Sue suggested that she could do the work, which would be a good experience for her. Mary was quite enthusiastic, but Sue cautioned her that things would have to be taken slowly, and that there would be a pretty steep learning curve. Further, some analysis would have to be done before a decision could be reached on what kind of information system would indeed handle Wilco’s problems. Sue agreed to take on the project, and promised to get back to her mother with some ideas after she finished her systems midterm, which was coming up shortly.
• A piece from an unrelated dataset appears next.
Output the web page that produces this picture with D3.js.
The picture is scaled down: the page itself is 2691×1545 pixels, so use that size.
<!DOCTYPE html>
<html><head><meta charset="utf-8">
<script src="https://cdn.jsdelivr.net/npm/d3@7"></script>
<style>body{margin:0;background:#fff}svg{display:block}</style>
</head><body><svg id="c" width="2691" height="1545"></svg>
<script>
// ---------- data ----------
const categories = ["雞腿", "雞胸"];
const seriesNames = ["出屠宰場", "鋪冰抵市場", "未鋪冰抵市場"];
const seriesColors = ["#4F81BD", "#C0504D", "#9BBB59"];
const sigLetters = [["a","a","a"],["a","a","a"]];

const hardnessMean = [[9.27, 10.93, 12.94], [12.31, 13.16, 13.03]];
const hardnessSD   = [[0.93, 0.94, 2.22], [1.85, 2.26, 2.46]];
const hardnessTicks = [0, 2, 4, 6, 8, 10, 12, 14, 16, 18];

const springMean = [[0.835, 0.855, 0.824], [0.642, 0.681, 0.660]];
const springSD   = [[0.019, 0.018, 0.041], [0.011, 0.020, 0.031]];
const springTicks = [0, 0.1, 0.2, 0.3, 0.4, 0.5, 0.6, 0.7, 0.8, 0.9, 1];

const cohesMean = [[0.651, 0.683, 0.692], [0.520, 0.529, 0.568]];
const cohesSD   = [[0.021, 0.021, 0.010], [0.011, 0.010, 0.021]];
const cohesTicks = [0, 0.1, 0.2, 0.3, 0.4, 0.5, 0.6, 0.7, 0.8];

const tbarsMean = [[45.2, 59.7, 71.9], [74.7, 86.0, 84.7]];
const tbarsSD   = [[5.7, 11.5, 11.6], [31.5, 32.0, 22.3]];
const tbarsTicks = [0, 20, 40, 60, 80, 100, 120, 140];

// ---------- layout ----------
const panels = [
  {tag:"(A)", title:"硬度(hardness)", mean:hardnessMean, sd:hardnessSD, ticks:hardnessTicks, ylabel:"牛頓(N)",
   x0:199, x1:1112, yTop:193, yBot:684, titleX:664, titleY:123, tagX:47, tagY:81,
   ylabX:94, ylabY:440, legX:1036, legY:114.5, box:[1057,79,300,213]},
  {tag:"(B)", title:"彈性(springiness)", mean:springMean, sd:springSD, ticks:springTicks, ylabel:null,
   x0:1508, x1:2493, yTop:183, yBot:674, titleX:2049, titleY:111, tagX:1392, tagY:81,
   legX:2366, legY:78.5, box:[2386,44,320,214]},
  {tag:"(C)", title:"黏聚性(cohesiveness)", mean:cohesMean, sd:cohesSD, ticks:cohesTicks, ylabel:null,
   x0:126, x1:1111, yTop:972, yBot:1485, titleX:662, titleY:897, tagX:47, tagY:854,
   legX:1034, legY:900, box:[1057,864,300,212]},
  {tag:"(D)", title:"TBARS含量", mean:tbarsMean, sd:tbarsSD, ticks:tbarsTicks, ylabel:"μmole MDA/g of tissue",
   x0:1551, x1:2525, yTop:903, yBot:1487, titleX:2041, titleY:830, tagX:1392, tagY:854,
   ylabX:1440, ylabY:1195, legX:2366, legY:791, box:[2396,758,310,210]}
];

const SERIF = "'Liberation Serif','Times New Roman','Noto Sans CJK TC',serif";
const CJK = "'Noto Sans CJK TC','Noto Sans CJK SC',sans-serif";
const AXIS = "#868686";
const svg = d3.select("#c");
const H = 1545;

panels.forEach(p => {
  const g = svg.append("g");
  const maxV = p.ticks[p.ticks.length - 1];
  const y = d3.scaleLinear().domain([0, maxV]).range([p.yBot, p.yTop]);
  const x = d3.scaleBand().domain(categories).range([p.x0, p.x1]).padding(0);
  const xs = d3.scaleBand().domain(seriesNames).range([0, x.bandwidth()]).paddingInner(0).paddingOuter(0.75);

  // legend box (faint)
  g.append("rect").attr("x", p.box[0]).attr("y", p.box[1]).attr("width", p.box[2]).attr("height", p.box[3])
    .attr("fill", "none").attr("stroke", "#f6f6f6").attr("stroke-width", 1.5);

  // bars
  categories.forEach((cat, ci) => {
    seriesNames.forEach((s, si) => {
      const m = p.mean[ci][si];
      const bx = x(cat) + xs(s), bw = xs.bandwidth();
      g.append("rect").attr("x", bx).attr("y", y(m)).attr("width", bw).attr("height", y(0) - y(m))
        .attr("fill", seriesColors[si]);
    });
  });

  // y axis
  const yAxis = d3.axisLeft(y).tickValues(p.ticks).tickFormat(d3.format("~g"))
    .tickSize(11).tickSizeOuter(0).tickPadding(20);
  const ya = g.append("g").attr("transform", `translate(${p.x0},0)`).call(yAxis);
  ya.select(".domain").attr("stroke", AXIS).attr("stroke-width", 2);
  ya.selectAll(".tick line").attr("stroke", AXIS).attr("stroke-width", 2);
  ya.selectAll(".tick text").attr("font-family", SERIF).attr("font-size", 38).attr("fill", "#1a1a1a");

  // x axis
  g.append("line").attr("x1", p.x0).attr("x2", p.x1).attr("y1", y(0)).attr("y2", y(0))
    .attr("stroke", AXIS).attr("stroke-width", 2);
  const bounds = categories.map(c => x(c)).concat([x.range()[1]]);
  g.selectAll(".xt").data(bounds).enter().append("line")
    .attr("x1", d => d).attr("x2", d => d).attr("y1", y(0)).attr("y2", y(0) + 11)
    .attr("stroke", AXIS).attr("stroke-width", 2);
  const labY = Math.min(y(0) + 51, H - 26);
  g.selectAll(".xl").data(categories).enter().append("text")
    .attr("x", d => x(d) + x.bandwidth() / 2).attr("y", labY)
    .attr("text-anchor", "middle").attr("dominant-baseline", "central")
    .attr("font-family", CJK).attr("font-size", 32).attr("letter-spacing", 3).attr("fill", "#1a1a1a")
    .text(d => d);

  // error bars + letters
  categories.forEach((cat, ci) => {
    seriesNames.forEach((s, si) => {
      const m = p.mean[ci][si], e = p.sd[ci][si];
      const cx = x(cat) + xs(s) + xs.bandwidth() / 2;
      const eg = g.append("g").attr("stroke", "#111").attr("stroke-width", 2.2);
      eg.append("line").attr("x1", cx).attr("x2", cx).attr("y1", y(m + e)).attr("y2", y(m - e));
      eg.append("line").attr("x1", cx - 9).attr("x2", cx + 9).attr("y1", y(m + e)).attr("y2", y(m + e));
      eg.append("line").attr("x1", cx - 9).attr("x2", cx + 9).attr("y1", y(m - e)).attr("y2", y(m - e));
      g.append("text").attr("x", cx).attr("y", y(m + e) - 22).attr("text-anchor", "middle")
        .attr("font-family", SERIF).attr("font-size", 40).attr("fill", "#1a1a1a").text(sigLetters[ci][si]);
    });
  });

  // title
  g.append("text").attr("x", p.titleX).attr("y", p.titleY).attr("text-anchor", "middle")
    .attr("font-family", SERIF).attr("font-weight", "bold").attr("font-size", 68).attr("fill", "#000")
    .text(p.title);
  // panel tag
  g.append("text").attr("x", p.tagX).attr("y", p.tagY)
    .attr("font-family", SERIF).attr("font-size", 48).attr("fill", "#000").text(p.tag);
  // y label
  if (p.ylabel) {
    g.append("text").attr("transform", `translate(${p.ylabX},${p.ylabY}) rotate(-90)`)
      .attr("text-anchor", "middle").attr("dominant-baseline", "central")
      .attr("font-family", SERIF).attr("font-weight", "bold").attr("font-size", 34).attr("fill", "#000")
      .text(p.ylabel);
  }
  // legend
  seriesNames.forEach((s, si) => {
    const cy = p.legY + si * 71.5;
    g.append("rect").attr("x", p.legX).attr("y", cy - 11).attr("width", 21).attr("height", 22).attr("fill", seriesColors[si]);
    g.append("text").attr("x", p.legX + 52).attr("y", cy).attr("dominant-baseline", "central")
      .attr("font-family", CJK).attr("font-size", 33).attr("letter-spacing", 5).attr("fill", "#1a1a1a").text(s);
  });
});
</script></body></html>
The intent of this assignment is to give you an experience making a business case for an information systems development project. Your assignment is to read the case and answer the questions. The format of your answers should take the form of a professional business report to Jack Wilson of your findings related to their situation (this means that you should not engage in a “question and answer” format. Overall, your solution should fill no more than 2 pages(and no less than 1). The analysis should consider both immediate and longer-term concerns, and should address specific problems facing Wilco. At this point, you are not given much more than general information. Do not worry if you don’t think you have enough information; in the initial stages, this is often the case. You are welcome to make any reasonable assumptions you wish, but they should be reasonable (repetition should indicate importance), stated clearly in your write-up, and defendable within the “world” represented in the case. As with all assignments in this course, the assignment should be professionally done (e.g. well written, formatted neatly, page numbers, title page).
What are the problems at Wilco?
1. What do you believe to be the most pressing problem facing Wilco? Why?
2. What do you think should be the scope of the current project? Why?
3. What do you think should be the priorities for implementing the system and its applications? What makes you think so?
4. What other kinds of applications might be built into the system in the future?